Webcomic Scraper


Posted: 19 June 2020

project url


A few months ago, I was looking for a program that would display a new xkcd comic every time I woke my computer from sleep. But I couldn't find one that worked exactly how I wanted it to work or one that integrated into my tiling window manager well. My requirements were:
  1. It should download and display new xkcd comics on launch
  2. It should store the comics on disk after display
  3. I should be able to set a custom size for the image viewer
  4. I should be able to set a custom name for the image viewer


So I decided to write my own program. At the time I had just rewritten all my custom bash script to be POSIX shell compliant because that little bit of performance boost makes a big difference on a laptop as slow as mine and I thought that writing the scraper in POSIX compliant shell would be an interesting challenge.

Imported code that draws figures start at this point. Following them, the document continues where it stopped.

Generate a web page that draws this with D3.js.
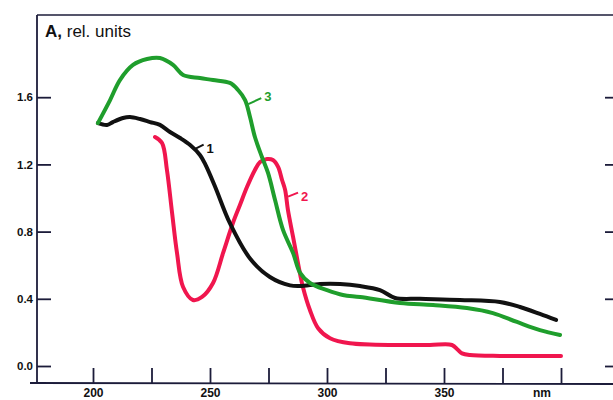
<!DOCTYPE html>
<html>
<head>
<meta charset="utf-8">
<script src="https://cdn.jsdelivr.net/npm/d3@7"></script>
<style>
  html, body { margin: 0; padding: 0; background: #fff; }
  svg { display: block; font-family: "Liberation Sans", Arial, sans-serif; }
</style>
</head>
<body>
<svg id="chart" width="613" height="400"></svg>
<script>
// Absorption spectra, wavelength in nm vs absorbance (rel. units)
const wl1 = [202.1, 206, 208.5, 212.8, 215.8, 220.1, 224.4, 228.6, 232.9, 237.2, 241.5, 245.7, 248, 252.1, 258.5, 267.1, 275.6, 284.2, 288.5, 297, 305.6, 314.1, 322.6, 329.1, 339.7, 356.8, 373.9, 382.5, 391, 397.9];
const abs1 = [1.446, 1.435, 1.452, 1.476, 1.482, 1.47, 1.452, 1.435, 1.393, 1.357, 1.315, 1.256, 1.20, 1.07, 0.85, 0.64, 0.53, 0.48, 0.476, 0.488, 0.488, 0.476, 0.452, 0.405, 0.40, 0.393, 0.381, 0.351, 0.310, 0.274];

const wl2 = [226.5, 229.5, 231.6, 233.8, 235.9, 238.5, 242.7, 246.6, 251.3, 255.6, 259.8, 262.8, 265.8, 269.2, 271.4, 274.4, 276.9, 279.1, 280.8, 282.1, 283.3, 285.5, 287.6, 289.7, 292.7, 296.2, 301.3, 309.8, 331.2, 344, 353.4, 356, 357.7, 361.1, 373.9, 386.8, 400];
const abs2 = [1.363, 1.327, 1.167, 0.911, 0.673, 0.47, 0.393, 0.411, 0.494, 0.673, 0.851, 0.958, 1.065, 1.167, 1.214, 1.232, 1.226, 1.185, 1.107, 1.048, 0.929, 0.768, 0.613, 0.47, 0.333, 0.225, 0.165, 0.135, 0.125, 0.125, 0.125, 0.095, 0.075, 0.065, 0.06, 0.06, 0.06];

const wl3 = [202.1, 207.3, 211.5, 217.1, 223.1, 228.6, 234.2, 238.5, 245.7, 251.3, 258.5, 262, 265, 267.1, 269.2, 272.2, 274.8, 277.8, 281.2, 285.5, 288.5, 292.7, 300, 306.8, 314.1, 331.2, 345.3, 359.8, 370.9, 381.2, 391, 399.6];
const abs3 = [1.446, 1.583, 1.702, 1.792, 1.827, 1.833, 1.792, 1.732, 1.714, 1.702, 1.685, 1.643, 1.583, 1.482, 1.363, 1.244, 1.149, 0.988, 0.81, 0.673, 0.554, 0.494, 0.452, 0.423, 0.411, 0.375, 0.363, 0.345, 0.315, 0.262, 0.214, 0.185];

const seriesNames = ["1", "2", "3"];
const seriesColors = ["#111111", "#f0164e", "#1f9e2c"];

const yTicks = [0.0, 0.4, 0.8, 1.2, 1.6];
const xTicks = [200, 225, 250, 275, 300, 325, 350, 375, 400];
const xLabels = {200: "200", 250: "250", 300: "300", 350: "350"};
const xUnit = "nm";

const svg = d3.select("#chart");
const axisColor = "#1c1c3a";

const x = d3.scaleLinear().domain([200, 400]).range([93, 561]);
const y = d3.scaleLinear().domain([0, 1.6]).range([366, 97.2]);

// frame: top border, left and bottom axis lines
svg.append("line").attr("x1", 37).attr("x2", 613).attr("y1", 15).attr("y2", 15)
  .attr("stroke", axisColor).attr("stroke-width", 1.6);
svg.append("line").attr("x1", 37).attr("x2", 37).attr("y1", 15).attr("y2", 384)
  .attr("stroke", axisColor).attr("stroke-width", 1.8);
svg.append("line").attr("x1", 30).attr("x2", 613).attr("y1", 383).attr("y2", 384)
  .attr("stroke", axisColor).attr("stroke-width", 1.8);

// left axis
const yAxis = d3.axisLeft(y).tickValues(yTicks).tickSize(-14).tickPadding(4)
  .tickFormat(d3.format(".1f"));
const gy = svg.append("g").attr("transform", "translate(37,0)").call(yAxis);
gy.select(".domain").remove();
gy.selectAll(".tick line").attr("stroke", axisColor).attr("stroke-width", 1.8);
gy.selectAll(".tick text").attr("fill", "#111").style("font-size", "11.5px").style("font-weight", "bold");

// right-hand ticks
const gyr = svg.append("g").attr("transform", "translate(613,0)")
  .call(d3.axisLeft(y).tickValues(yTicks).tickSize(8).tickFormat(""));
gyr.select(".domain").remove();
gyr.selectAll(".tick line").attr("stroke", axisColor).attr("stroke-width", 1.8);

// bottom axis
const xAxis = d3.axisBottom(x).tickValues(xTicks).tickSize(-15).tickPadding(5)
  .tickFormat(d => xLabels[d] || "");
const gx = svg.append("g").attr("transform", "translate(0,383)").call(xAxis);
gx.select(".domain").remove();
gx.selectAll(".tick line").attr("stroke", axisColor).attr("stroke-width", 1.8);
gx.selectAll(".tick text").attr("fill", "#111").style("font-size", "12px").style("font-weight", "bold");

svg.append("text").attr("x", 542).attr("y", 397).attr("text-anchor", "middle")
  .attr("fill", "#111").style("font-size", "12px").style("font-weight", "bold").text(xUnit);

// axis title
const title = svg.append("text").attr("x", 45).attr("y", 37).attr("fill", "#111").style("font-size", "17px");
title.append("tspan").style("font-weight", "bold").text("A,");
title.append("tspan").text(" rel. units");

// spectra
const line = d3.line().x(d => x(d[0])).y(d => y(d[1])).curve(d3.curveCatmullRom.alpha(0.5));
const series = [
  d3.zip(wl1, abs1),
  d3.zip(wl2, abs2),
  d3.zip(wl3, abs3)
];
// draw 2, 1, then 3 on top
[1, 0, 2].forEach(i => {
  svg.append("path").datum(series[i]).attr("d", line)
    .attr("fill", "none").attr("stroke", seriesColors[i])
    .attr("stroke-width", 4).attr("stroke-linecap", "round").attr("stroke-linejoin", "round");
});

// curve labels with leader lines
const labelSpecs = [
  {i: 0, at: 243, dx: 8, dy: -4, lx: 11, ly: 4},
  {i: 1, at: 282.5, dx: 10, dy: -4, lx: 13, ly: 4},
  {i: 2, at: 265.5, dx: 13, dy: -6, lx: 16, ly: -3}
];
labelSpecs.forEach(s => {
  const pts = series[s.i];
  // curve height at the chosen wavelength
  let k = pts.findIndex(p => p[0] >= s.at);
  const p0 = pts[k - 1], p1 = pts[k];
  const t = (s.at - p0[0]) / (p1[0] - p0[0]);
  const v = p0[1] + t * (p1[1] - p0[1]);
  const px = x(s.at) + 2, py = y(v);
  svg.append("line").attr("x1", px).attr("y1", py).attr("x2", px + s.dx).attr("y2", py + s.dy)
    .attr("stroke", seriesColors[s.i]).attr("stroke-width", 2);
  svg.append("text").attr("x", px + s.lx).attr("y", py + s.ly)
    .attr("fill", seriesColors[s.i]).style("font-size", "13px").style("font-weight", "bold")
    .text(seriesNames[s.i]);
});
</script>
</body>
</html>
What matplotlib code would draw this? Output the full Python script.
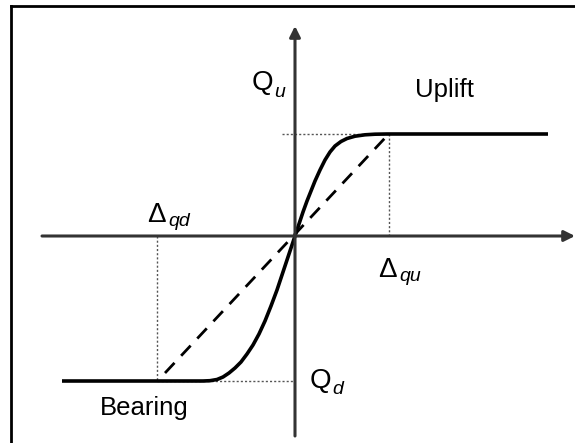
import matplotlib
matplotlib.use("Agg")
import matplotlib.pyplot as plt
from matplotlib.lines import Line2D

plt.rcParams["font.family"] = ["Liberation Sans", "DejaVu Sans"]

# load-displacement response (arbitrary units), bearing side negative
disp = [-2.33, -0.92, -0.85, -0.78, -0.72, -0.66, -0.60, -0.54, -0.48, -0.42,
        -0.36, -0.30, -0.24, -0.18, -0.12, -0.06, 0.0,
        0.04, 0.08, 0.12, 0.16, 0.20, 0.25, 0.30, 0.35, 0.40, 0.46, 0.52,
        0.60, 0.70, 0.80, 0.92, 2.53]
load = [-1.45, -1.45, -1.447, -1.435, -1.41, -1.37, -1.32, -1.26, -1.18, -1.09,
        -0.98, -0.85, -0.70, -0.54, -0.36, -0.18, 0.0,
        0.12, 0.24, 0.35, 0.45, 0.55, 0.66, 0.76, 0.84, 0.90, 0.945, 0.975,
        0.998, 1.012, 1.018, 1.02, 1.02]

# characteristic values
q_up = 1.02         # Qu
q_down = -1.45      # Qd
d_up = 0.94         # delta_qu
d_down = -1.38      # delta_qd

# secant (dashed) line end points
secant_x = [-1.30, 0.90]
secant_y = [-1.37, 0.98]

fig = plt.figure(figsize=(5.75, 4.43), dpi=100)
ax = fig.add_axes([0, 0, 1, 1])
ax.set_xlim(-2.95, 2.80)
ax.set_ylim(-2.07, 2.36)
ax.axis("off")

axis_col = "#333333"
arrow = dict(arrowstyle="-|>", lw=2.2, color=axis_col, mutation_scale=16,
             shrinkA=0, shrinkB=0)
ax.annotate("", xy=(2.80, 0), xytext=(-2.53, 0), arrowprops=arrow)
ax.annotate("", xy=(0, 2.10), xytext=(0, -2.00), arrowprops=arrow)

# dotted guides to the limit values
dot = dict(color="#555555", lw=1.0, ls=(0, (1.5, 1.5)))
ax.plot([-0.13, d_up + 0.01], [q_up, q_up], **dot)
ax.plot([d_up, d_up], [0, q_up], **dot)
ax.plot([d_down, 0], [q_down, q_down], **dot)
ax.plot([d_down, d_down], [0, q_down], **dot)

ax.plot(secant_x, secant_y, color="black", lw=2.0, ls=(0, (5, 3.5)))
ax.plot(disp, load, color="black", lw=2.6, solid_capstyle="butt",
        solid_joinstyle="round")

big = 20
sub = 14
ax.text(-0.43, 1.46, "Q", fontsize=big, ha="left", va="baseline")
ax.text(-0.21, 1.39, "u", fontsize=sub, style="italic", ha="left", va="baseline")

ax.text(-1.48, 0.14, "\u0394", fontsize=big, ha="left", va="baseline")
ax.text(-1.27, 0.10, "qd", fontsize=sub, style="italic", ha="left", va="baseline")

ax.text(0.83, -0.41, "\u0394", fontsize=big, ha="left", va="baseline")
ax.text(1.04, -0.45, "qu", fontsize=sub, style="italic", ha="left", va="baseline")

ax.text(0.15, -1.52, "Q", fontsize=big, ha="left", va="baseline")
ax.text(0.37, -1.58, "d", fontsize=sub, style="italic", ha="left", va="baseline")

ax.text(1.20, 1.39, "Uplift", fontsize=18.5, ha="left", va="baseline")
ax.text(-1.95, -1.79, "Bearing", fontsize=18.5, ha="left", va="baseline")

# outer frame (top and left edges)
fig.add_artist(Line2D([11 / 575, 11 / 575], [0, 1 - 6 / 443],
                      transform=fig.transFigure, color="black", lw=2))
fig.add_artist(Line2D([11 / 575, 1], [1 - 6 / 443, 1 - 6 / 443],
                      transform=fig.transFigure, color="black", lw=2))

fig.savefig("out.png", dpi=100)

Another reason I used shell was because it would be easier to open the image in my image viewer of choice(SXIV) so I would be able to choose the size of window and name of the window.


The POSIX Shell Version




The first thing I did was design the structure of how I wanted to store the comics on disk. I didn't want to delete the comics after displaying because then if I lost internet connection I could just display a random comic that I'd already downloaded. The file structure I came up with was:

comic
└── xkcd
    ├── archive
    │   ├── file1.png
    │   ├── file2.png
    │   ├── file3.png
    └── prevComic


The prevComic file would hold the post number of the most recent comic. That way you can automatically check if new comics have been released. I used curl to download the webpage, then used grep to get the comic url and finally used curl again to download just the comic. The default function that ran checked whether there was a new comic released and if there was it displayed it.

I also wrote a function getN. If the user passed the flag -n with a number(say num) getN would run and it would download xkcd comic number num and display it. This was written in case I ever wanted to see a paticular comic. There were various helper functions as well to try to reconnect to the internet in case I lost connection or to kill the process in case another one was already running(to prevent weird race conditions like overwriting of the prevComic file before archiving).

Once I had completed the program in shell I wanted to extend the functionality to include other webcomics. But I soon realised that it isn't really practical to do so in shell mainly because of how awkward arrays and array operations are in shell. So I wrote another version of the same program in Python. But this time I wanted it to be able to handle more than 1 webcomic at a time.


The Python Version




I had written web scrappers in Python before so the scraping bit didn't take very long to write. The bit that took the longest time was the design of the program. I wanted to write it so that adding more webcomics would be as easy as possible. In the end the way I did it was, I stored most of the information needed to scrape the webcomic in a dictionary called COMIC. The only other thing that would need to be modified to add another comic would be the getImageUrl function to specifically find the comic's img tag from the page.

Displaying the image in a fixed size window with a custom name was a little more awkward in Python but it was simple enough. The file structure changed a little as well to accomodate different comics. The final file structure can be seen below:

base_dir
├── comic_1
│    ├── archive
│    │   ├── file1.png
│    │   ├── file2.png
│    │   ├── file3.png
│    └── prevComic
└── comic_2
    ├── archive
    │   ├── file1.png
    │   ├── file2.png
    │   ├── file3.png
    └── prevComic